Suri (Churi, Dhuri, Shuri, Shuro) is a Surmic language spoken in the West Omo Zone of the South West Ethiopia Peoples' Region in Ethiopia, to the South Sudan border by the Suri. The language has over 80% lexical similarity to Mursi. The language is often referred to by another form of its name, Surma, after which the Surmic branch of Eastern Sudanic is named, but that form is frequently used for the three related languages spoken by the Surma people: Suri, Mursi, and Me'en.

Suri is spoken in two dialect by two nationalities, the Tirma (Tirmaga, Cirma, Dirma, Terema, Terna, Tid, Tirima, Tirmagi) and the Chai (Caci, Cai).

== Phonology ==

=== Consonants ===

|  |  | Labial | Alveolar | Palatal | Velar | Glottal |
| Stop | voiceless |  | t | c | k | (ʔ) |
| voiced | b | d | ɟ | g |  |
| implosive | ɓ | ɗ | ʄ | ɠ |  |
| Fricative | voiceless |  | s | ʃ |  | h |
| voiced |  | z |  |  |  |
| Nasal |  | m | n | ɲ | ŋ |  |
| Flap/Trill |  |  | ɾ ~ r |  |  |  |
| Lateral |  |  | l |  |  |  |
| Approximant |  | w |  | j |  |  |

- /ɗ/ may also be heard as a retroflex implosive [ᶑ] among the Chai dialect.
- /ʃ/ variant of [c] among speakers in the Tirmaga dialect.

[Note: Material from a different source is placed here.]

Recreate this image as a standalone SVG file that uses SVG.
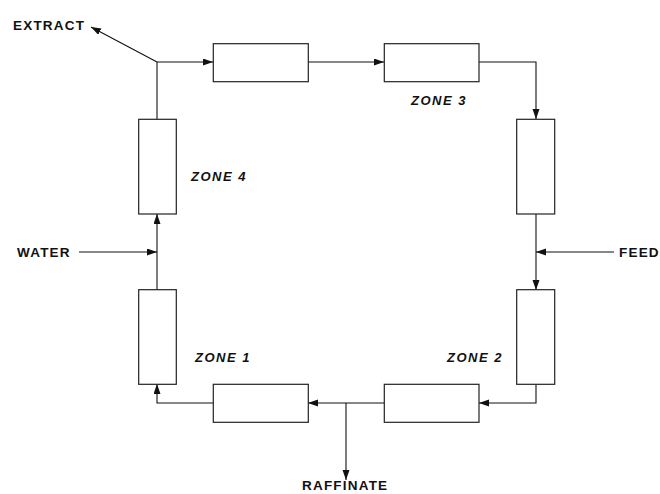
<svg xmlns="http://www.w3.org/2000/svg" width="660" height="494" viewBox="0 0 660 494">
<style>
.box{fill:#fff;stroke:#222;stroke-width:1.2}
.ln{fill:none;stroke:#111;stroke-width:1.1}
.arr{marker-end:url(#ah)}
.lbl{font-family:"Liberation Sans",Arial,sans-serif;font-weight:bold;font-size:13.5px;letter-spacing:1.2px;fill:#111}
.zone{font-family:"Liberation Sans",Arial,sans-serif;font-weight:bold;font-style:italic;font-size:13px;letter-spacing:1.5px;fill:#111}
</style>
<defs>
<marker id="ah" markerUnits="userSpaceOnUse" markerWidth="10" markerHeight="8" refX="10" refY="3.5" orient="auto">
<path d="M0,0 L10,3.5 L0,7 z" fill="#111"/>
</marker>
</defs>
<rect width="660" height="494" fill="#fff"/>
<g id="connectors">
<path class="ln" d="M157,119 V62"/>
<path class="ln arr" d="M157,62 H213"/>
<path class="ln arr" d="M157,62 L91,27"/>
<path class="ln arr" d="M308,62 H384"/>
<path class="ln arr" d="M479,62 H536 V119"/>
<path class="ln arr" d="M536,214 V290"/>
<path class="ln arr" d="M614,252 H536"/>
<path class="ln arr" d="M536,384 V403 H479"/>
<path class="ln arr" d="M384,403 H308"/>
<path class="ln arr" d="M346,403 V480"/>
<path class="ln arr" d="M213,403 H157 V384"/>
<path class="ln arr" d="M157,290 V214"/>
<path class="ln arr" d="M79,252 H157"/>
</g>
<g id="zone4-col"><rect class="box" x="138.7" y="119.3" width="37.6" height="94.7"/></g>
<g id="zone4-top"><rect class="box" x="213.3" y="43.7" width="95" height="38"/></g>
<g id="zone3-top"><rect class="box" x="384.3" y="43.7" width="94.7" height="38"/></g>
<g id="zone3-col"><rect class="box" x="516.7" y="119.3" width="38" height="94.7"/></g>
<g id="zone2-col"><rect class="box" x="516.7" y="289.7" width="38" height="94.6"/></g>
<g id="zone2-bot"><rect class="box" x="384.3" y="384.3" width="94.7" height="38"/></g>
<g id="zone1-bot"><rect class="box" x="213.3" y="384.3" width="95" height="38"/></g>
<g id="zone1-col"><rect class="box" x="138.7" y="289.7" width="37.6" height="94.6"/></g>
<g id="labels">
<text class="lbl" x="13" y="30">EXTRACT</text>
<text class="lbl" x="17" y="257">WATER</text>
<text class="lbl" x="619" y="257">FEED</text>
<text class="lbl" x="302" y="490">RAFFINATE</text>
<text class="zone" x="411" y="105">ZONE 3</text>
<text class="zone" x="191" y="181">ZONE 4</text>
<text class="zone" x="195" y="362">ZONE 1</text>
<text class="zone" x="447" y="362">ZONE 2</text>
</g>
</svg>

In the Chai dialect, it is heard as a separate phoneme.
- /ɾ/ can be heard as a trill [r] in word-final positions.
- /b, ɡ/ can be heard as [β, ɣ] in intervocalic positions.
- Implosives /ɓ, ɗ/ are heard as plosive sounds [p, t] in pre-consonantal and word-final positions.
- Sounds /b, ɟ, ɡ/ are devoiced as [p, c, k] pre-consonantal word-final.
- Some speakers of the Chai dialect may pronounce /s, z/ as dental fricatives [θ, ð].
- /j/ can be heard as a fricative [ð] among older speakers in different positions.
- A glottal stop [ʔ] may be heard in word-final position in connected speech.

=== Vowels ===

|  | Front | Central | Back |
|---|---|---|---|
| Close | i |  | u |
| Close-mid | e |  | o |
| Open-mid | ɛ |  | ɔ |
| Open |  | a |  |

- /i, u/ can be heard as [ɪ, ʊ] in closed syllables.

==Bibliography==
- Bryant, Mike and Bargola Olekibo, compilers. 1997. Surichen ko aranjacan ko golacan (Suri-English-Amharic dictionary). 2nd ed. S.l.: Surma Translation Project. 65 p.
- Bryant, Michael G. (1999). "Aspects of Tirmaga Grammar"
- Last, Marco (1998). "Surmic Languages and Cultures"
- Unseth, Peter. 1997. "Disentangling the Two Languages Called 'Suri'". Occasional Papers in the Study of Sudanese Languages 7: 49-69.
- Last, Marco and Deborah Lucassen. 1998. "Violence and Political Discourse Among the Chai Suri". in: Dimmendaal, Gerrit and Marco Last (eds.) Surmic Languages and Cultures. Rüdiger Köppe Verlag, Köln. pp. 323.